Collected data
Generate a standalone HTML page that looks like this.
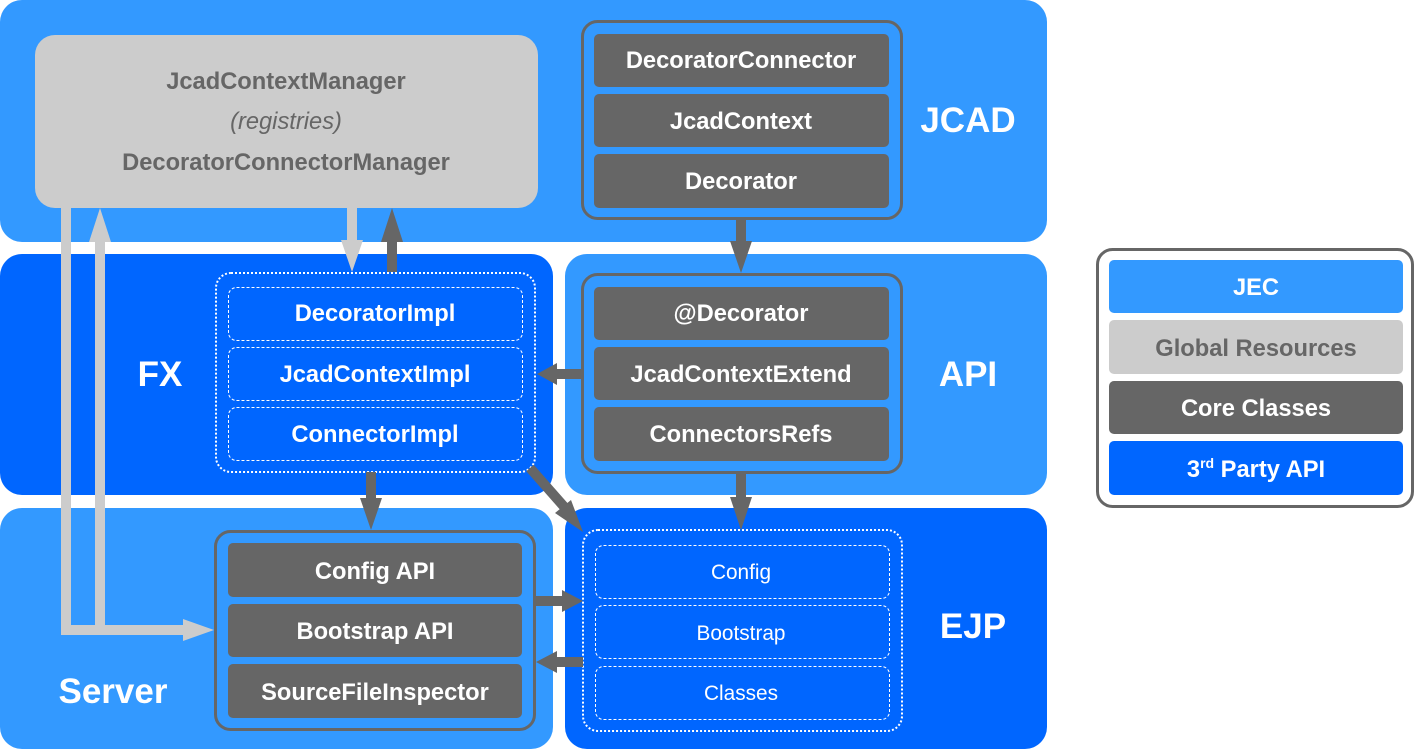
<!DOCTYPE html>
<html><head><meta charset="utf-8"><style>
html,body{margin:0;padding:0;background:#fff;}
svg{display:block;font-family:"Liberation Sans",Arial,sans-serif;}
.w{fill:#fff;font-weight:bold;font-size:23.7px;text-anchor:middle;}
.n{fill:#fff;font-size:20.8px;text-anchor:middle;}
.g{fill:#666;font-weight:bold;font-size:23.7px;text-anchor:middle;}
.L{fill:#fff;font-weight:bold;font-size:35px;text-anchor:middle;}
</style></head><body>
<svg width="1416" height="749" viewBox="0 0 1416 749">
<rect x="0" y="0" width="1047" height="242" rx="22" fill="#3399ff"/>
<rect x="0" y="254" width="553" height="241" rx="22" fill="#0066ff"/>
<rect x="565" y="254" width="482" height="241" rx="22" fill="#3399ff"/>
<rect x="0" y="508" width="553" height="241" rx="22" fill="#3399ff"/>
<rect x="565" y="508" width="482" height="241" rx="22" fill="#0066ff"/>

<rect x="35" y="35" width="503" height="173" rx="20" fill="#cccccc"/>
<text class="g" x="286" y="89">JcadContextManager</text>
<text x="286" y="129" style="fill:#666;font-size:23.7px;font-style:italic;text-anchor:middle">(registries)</text>
<text class="g" x="286" y="170">DecoratorConnectorManager</text>

<rect x="582.5" y="21.5" width="319" height="197" rx="15" fill="none" stroke="#666" stroke-width="3"/>
<rect x="594" y="34" width="295" height="53" rx="5" fill="#666"/>
<rect x="594" y="94" width="295" height="53" rx="5" fill="#666"/>
<rect x="594" y="154" width="295" height="54" rx="5" fill="#666"/>
<text class="w" x="741" y="68">DecoratorConnector</text>
<text class="w" x="741" y="129">JcadContext</text>
<text class="w" x="741" y="189">Decorator</text>
<text class="L" x="968" y="132">JCAD</text>

<rect x="216" y="273" width="319" height="199" rx="15" fill="none" stroke="#fff" stroke-width="2" stroke-dasharray="2,2"/>
<rect x="228.5" y="287.5" width="294" height="53" rx="8" fill="none" stroke="#fff" stroke-width="1" stroke-dasharray="3,2"/>
<rect x="228.5" y="347.5" width="294" height="53" rx="8" fill="none" stroke="#fff" stroke-width="1" stroke-dasharray="3,2"/>
<rect x="228.5" y="407.5" width="294" height="53" rx="8" fill="none" stroke="#fff" stroke-width="1" stroke-dasharray="3,2"/>
<text class="w" x="375" y="321">DecoratorImpl</text>
<text class="w" x="375" y="382">JcadContextImpl</text>
<text class="w" x="375" y="442">ConnectorImpl</text>
<text class="L" x="160" y="386">FX</text>

<rect x="582.5" y="274.5" width="319" height="198" rx="15" fill="none" stroke="#666" stroke-width="3"/>
<rect x="594" y="287" width="295" height="53" rx="5" fill="#666"/>
<rect x="594" y="347" width="295" height="53" rx="5" fill="#666"/>
<rect x="594" y="407" width="295" height="54" rx="5" fill="#666"/>
<text class="w" x="741" y="321">@Decorator</text>
<text class="w" x="741" y="382">JcadContextExtend</text>
<text class="w" x="741" y="442">ConnectorsRefs</text>
<text class="L" x="968" y="386">API</text>

<rect x="215.5" y="531.5" width="319" height="198" rx="15" fill="none" stroke="#666" stroke-width="3"/>
<rect x="228" y="543" width="294" height="54" rx="5" fill="#666"/>
<rect x="228" y="604" width="294" height="53" rx="5" fill="#666"/>
<rect x="228" y="664" width="294" height="54" rx="5" fill="#666"/>
<text class="w" x="375" y="579">Config API</text>
<text class="w" x="375" y="639">Bootstrap API</text>
<text class="w" x="375" y="700">SourceFileInspector</text>
<text class="L" x="113" y="703">Server</text>

<rect x="583" y="530" width="319" height="201" rx="15" fill="none" stroke="#fff" stroke-width="2" stroke-dasharray="2,2"/>
<rect x="595.5" y="545.5" width="294" height="53" rx="8" fill="none" stroke="#fff" stroke-width="1" stroke-dasharray="3,2"/>
<rect x="595.5" y="605.5" width="294" height="53" rx="8" fill="none" stroke="#fff" stroke-width="1" stroke-dasharray="3,2"/>
<rect x="595.5" y="666.5" width="294" height="53" rx="8" fill="none" stroke="#fff" stroke-width="1" stroke-dasharray="3,2"/>
<text class="n" x="741" y="579">Config</text>
<text class="n" x="741" y="640">Bootstrap</text>
<text class="n" x="741" y="700">Classes</text>
<text class="L" x="973" y="638">EJP</text>

<polyline points="66,208 66,630 185,630" fill="none" stroke="#ccc" stroke-width="10"/>
<polygon points="183,619 214,630 183,641" fill="#ccc"/>
<line x1="100" y1="630" x2="100" y2="240" stroke="#ccc" stroke-width="10"/>
<polygon points="89,242 100,208 111,242" fill="#ccc"/>
<line x1="352" y1="208" x2="352" y2="242" stroke="#ccc" stroke-width="10"/>
<polygon points="341,240 352,272 363,240" fill="#ccc"/>

<g fill="#666">
<rect x="387" y="240" width="10" height="32"/>
<polygon points="381,242 392,208 403,242"/>
<rect x="736" y="219" width="10" height="24"/>
<polygon points="730,241 741,273 752,241"/>
<rect x="736" y="473" width="10" height="26"/>
<polygon points="730,497 741,530 752,497"/>
<rect x="366" y="472" width="10" height="28"/>
<polygon points="360,498 371,530 382,498"/>
<rect x="555" y="369" width="28" height="10"/>
<polygon points="557,363 537,374 557,385"/>
<rect x="535" y="596" width="30" height="10"/>
<polygon points="562,590 583,601 562,612"/>
<rect x="555" y="657" width="28" height="10"/>
<polygon points="557,651 536,662 557,673"/>
<line x1="530" y1="468" x2="567" y2="510" stroke="#666" stroke-width="10"/>
<polygon points="555,513 571,500 583,532"/>
</g>

<rect x="1097.5" y="249.5" width="315" height="257" rx="15" fill="#fff" stroke="#666" stroke-width="3"/>
<rect x="1109" y="260" width="294" height="53" rx="5" fill="#3399ff"/>
<rect x="1109" y="320" width="294" height="54" rx="5" fill="#cccccc"/>
<rect x="1109" y="381" width="294" height="53" rx="5" fill="#666"/>
<rect x="1109" y="441" width="294" height="54" rx="5" fill="#0066ff"/>
<text class="w" x="1256" y="295">JEC</text>
<text class="g" x="1256" y="356">Global Resources</text>
<text class="w" x="1256" y="416">Core Classes</text>
<text class="w" x="1256" y="477">3<tspan font-size="14" dy="-9">rd</tspan><tspan dy="9"> Party API</tspan></text>
</svg>
</body></html>
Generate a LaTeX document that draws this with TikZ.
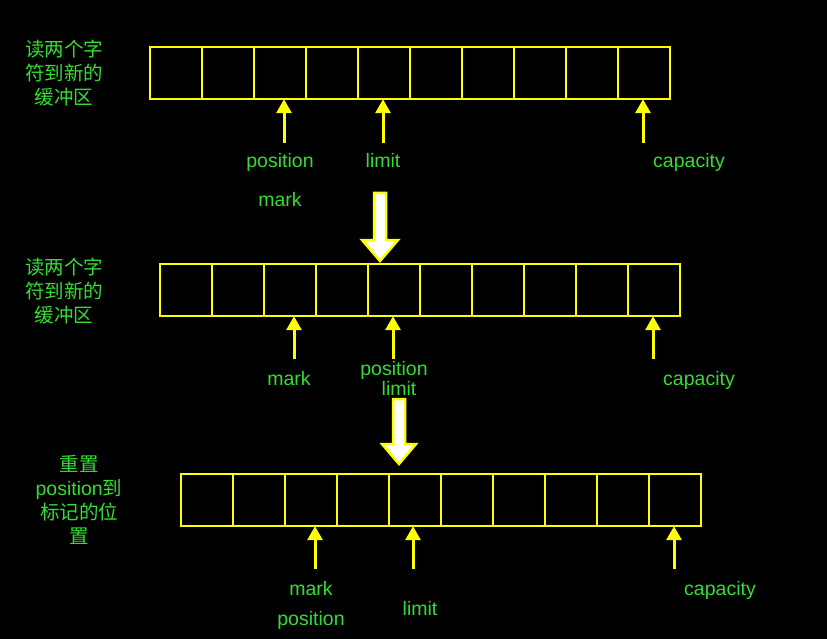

• _STATED TASK_
Ignore the images and quote every line of the listing exactly.

• _THE REPLY_
Generate a standalone HTML page that looks like this.
<!DOCTYPE html>
<html><head><meta charset="utf-8"><style>
html,body{margin:0;padding:0;background:#fff;}
svg{display:block;font-family:"Liberation Sans",Arial,sans-serif;}
.w{fill:#fff;font-weight:bold;font-size:23.7px;text-anchor:middle;}
.n{fill:#fff;font-size:20.8px;text-anchor:middle;}
.g{fill:#666;font-weight:bold;font-size:23.7px;text-anchor:middle;}
.L{fill:#fff;font-weight:bold;font-size:35px;text-anchor:middle;}
</style></head><body>
<svg width="1416" height="749" viewBox="0 0 1416 749">
<rect x="0" y="0" width="1047" height="242" rx="22" fill="#3399ff"/>
<rect x="0" y="254" width="553" height="241" rx="22" fill="#0066ff"/>
<rect x="565" y="254" width="482" height="241" rx="22" fill="#3399ff"/>
<rect x="0" y="508" width="553" height="241" rx="22" fill="#3399ff"/>
<rect x="565" y="508" width="482" height="241" rx="22" fill="#0066ff"/>

<rect x="35" y="35" width="503" height="173" rx="20" fill="#cccccc"/>
<text class="g" x="286" y="89">JcadContextManager</text>
<text x="286" y="129" style="fill:#666;font-size:23.7px;font-style:italic;text-anchor:middle">(registries)</text>
<text class="g" x="286" y="170">DecoratorConnectorManager</text>

<rect x="582.5" y="21.5" width="319" height="197" rx="15" fill="none" stroke="#666" stroke-width="3"/>
<rect x="594" y="34" width="295" height="53" rx="5" fill="#666"/>
<rect x="594" y="94" width="295" height="53" rx="5" fill="#666"/>
<rect x="594" y="154" width="295" height="54" rx="5" fill="#666"/>
<text class="w" x="741" y="68">DecoratorConnector</text>
<text class="w" x="741" y="129">JcadContext</text>
<text class="w" x="741" y="189">Decorator</text>
<text class="L" x="968" y="132">JCAD</text>

<rect x="216" y="273" width="319" height="199" rx="15" fill="none" stroke="#fff" stroke-width="2" stroke-dasharray="2,2"/>
<rect x="228.5" y="287.5" width="294" height="53" rx="8" fill="none" stroke="#fff" stroke-width="1" stroke-dasharray="3,2"/>
<rect x="228.5" y="347.5" width="294" height="53" rx="8" fill="none" stroke="#fff" stroke-width="1" stroke-dasharray="3,2"/>
<rect x="228.5" y="407.5" width="294" height="53" rx="8" fill="none" stroke="#fff" stroke-width="1" stroke-dasharray="3,2"/>
<text class="w" x="375" y="321">DecoratorImpl</text>
<text class="w" x="375" y="382">JcadContextImpl</text>
<text class="w" x="375" y="442">ConnectorImpl</text>
<text class="L" x="160" y="386">FX</text>

<rect x="582.5" y="274.5" width="319" height="198" rx="15" fill="none" stroke="#666" stroke-width="3"/>
<rect x="594" y="287" width="295" height="53" rx="5" fill="#666"/>
<rect x="594" y="347" width="295" height="53" rx="5" fill="#666"/>
<rect x="594" y="407" width="295" height="54" rx="5" fill="#666"/>
<text class="w" x="741" y="321">@Decorator</text>
<text class="w" x="741" y="382">JcadContextExtend</text>
<text class="w" x="741" y="442">ConnectorsRefs</text>
<text class="L" x="968" y="386">API</text>

<rect x="215.5" y="531.5" width="319" height="198" rx="15" fill="none" stroke="#666" stroke-width="3"/>
<rect x="228" y="543" width="294" height="54" rx="5" fill="#666"/>
<rect x="228" y="604" width="294" height="53" rx="5" fill="#666"/>
<rect x="228" y="664" width="294" height="54" rx="5" fill="#666"/>
<text class="w" x="375" y="579">Config API</text>
<text class="w" x="375" y="639">Bootstrap API</text>
<text class="w" x="375" y="700">SourceFileInspector</text>
<text class="L" x="113" y="703">Server</text>

<rect x="583" y="530" width="319" height="201" rx="15" fill="none" stroke="#fff" stroke-width="2" stroke-dasharray="2,2"/>
<rect x="595.5" y="545.5" width="294" height="53" rx="8" fill="none" stroke="#fff" stroke-width="1" stroke-dasharray="3,2"/>
<rect x="595.5" y="605.5" width="294" height="53" rx="8" fill="none" stroke="#fff" stroke-width="1" stroke-dasharray="3,2"/>
<rect x="595.5" y="666.5" width="294" height="53" rx="8" fill="none" stroke="#fff" stroke-width="1" stroke-dasharray="3,2"/>
<text class="n" x="741" y="579">Config</text>
<text class="n" x="741" y="640">Bootstrap</text>
<text class="n" x="741" y="700">Classes</text>
<text class="L" x="973" y="638">EJP</text>

<polyline points="66,208 66,630 185,630" fill="none" stroke="#ccc" stroke-width="10"/>
<polygon points="183,619 214,630 183,641" fill="#ccc"/>
<line x1="100" y1="630" x2="100" y2="240" stroke="#ccc" stroke-width="10"/>
<polygon points="89,242 100,208 111,242" fill="#ccc"/>
<line x1="352" y1="208" x2="352" y2="242" stroke="#ccc" stroke-width="10"/>
<polygon points="341,240 352,272 363,240" fill="#ccc"/>

<g fill="#666">
<rect x="387" y="240" width="10" height="32"/>
<polygon points="381,242 392,208 403,242"/>
<rect x="736" y="219" width="10" height="24"/>
<polygon points="730,241 741,273 752,241"/>
<rect x="736" y="473" width="10" height="26"/>
<polygon points="730,497 741,530 752,497"/>
<rect x="366" y="472" width="10" height="28"/>
<polygon points="360,498 371,530 382,498"/>
<rect x="555" y="369" width="28" height="10"/>
<polygon points="557,363 537,374 557,385"/>
<rect x="535" y="596" width="30" height="10"/>
<polygon points="562,590 583,601 562,612"/>
<rect x="555" y="657" width="28" height="10"/>
<polygon points="557,651 536,662 557,673"/>
<line x1="530" y1="468" x2="567" y2="510" stroke="#666" stroke-width="10"/>
<polygon points="555,513 571,500 583,532"/>
</g>

<rect x="1097.5" y="249.5" width="315" height="257" rx="15" fill="#fff" stroke="#666" stroke-width="3"/>
<rect x="1109" y="260" width="294" height="53" rx="5" fill="#3399ff"/>
<rect x="1109" y="320" width="294" height="54" rx="5" fill="#cccccc"/>
<rect x="1109" y="381" width="294" height="53" rx="5" fill="#666"/>
<rect x="1109" y="441" width="294" height="54" rx="5" fill="#0066ff"/>
<text class="w" x="1256" y="295">JEC</text>
<text class="g" x="1256" y="356">Global Resources</text>
<text class="w" x="1256" y="416">Core Classes</text>
<text class="w" x="1256" y="477">3<tspan font-size="14" dy="-9">rd</tspan><tspan dy="9"> Party API</tspan></text>
</svg>
</body></html>
Generate a LaTeX document that draws this with TikZ.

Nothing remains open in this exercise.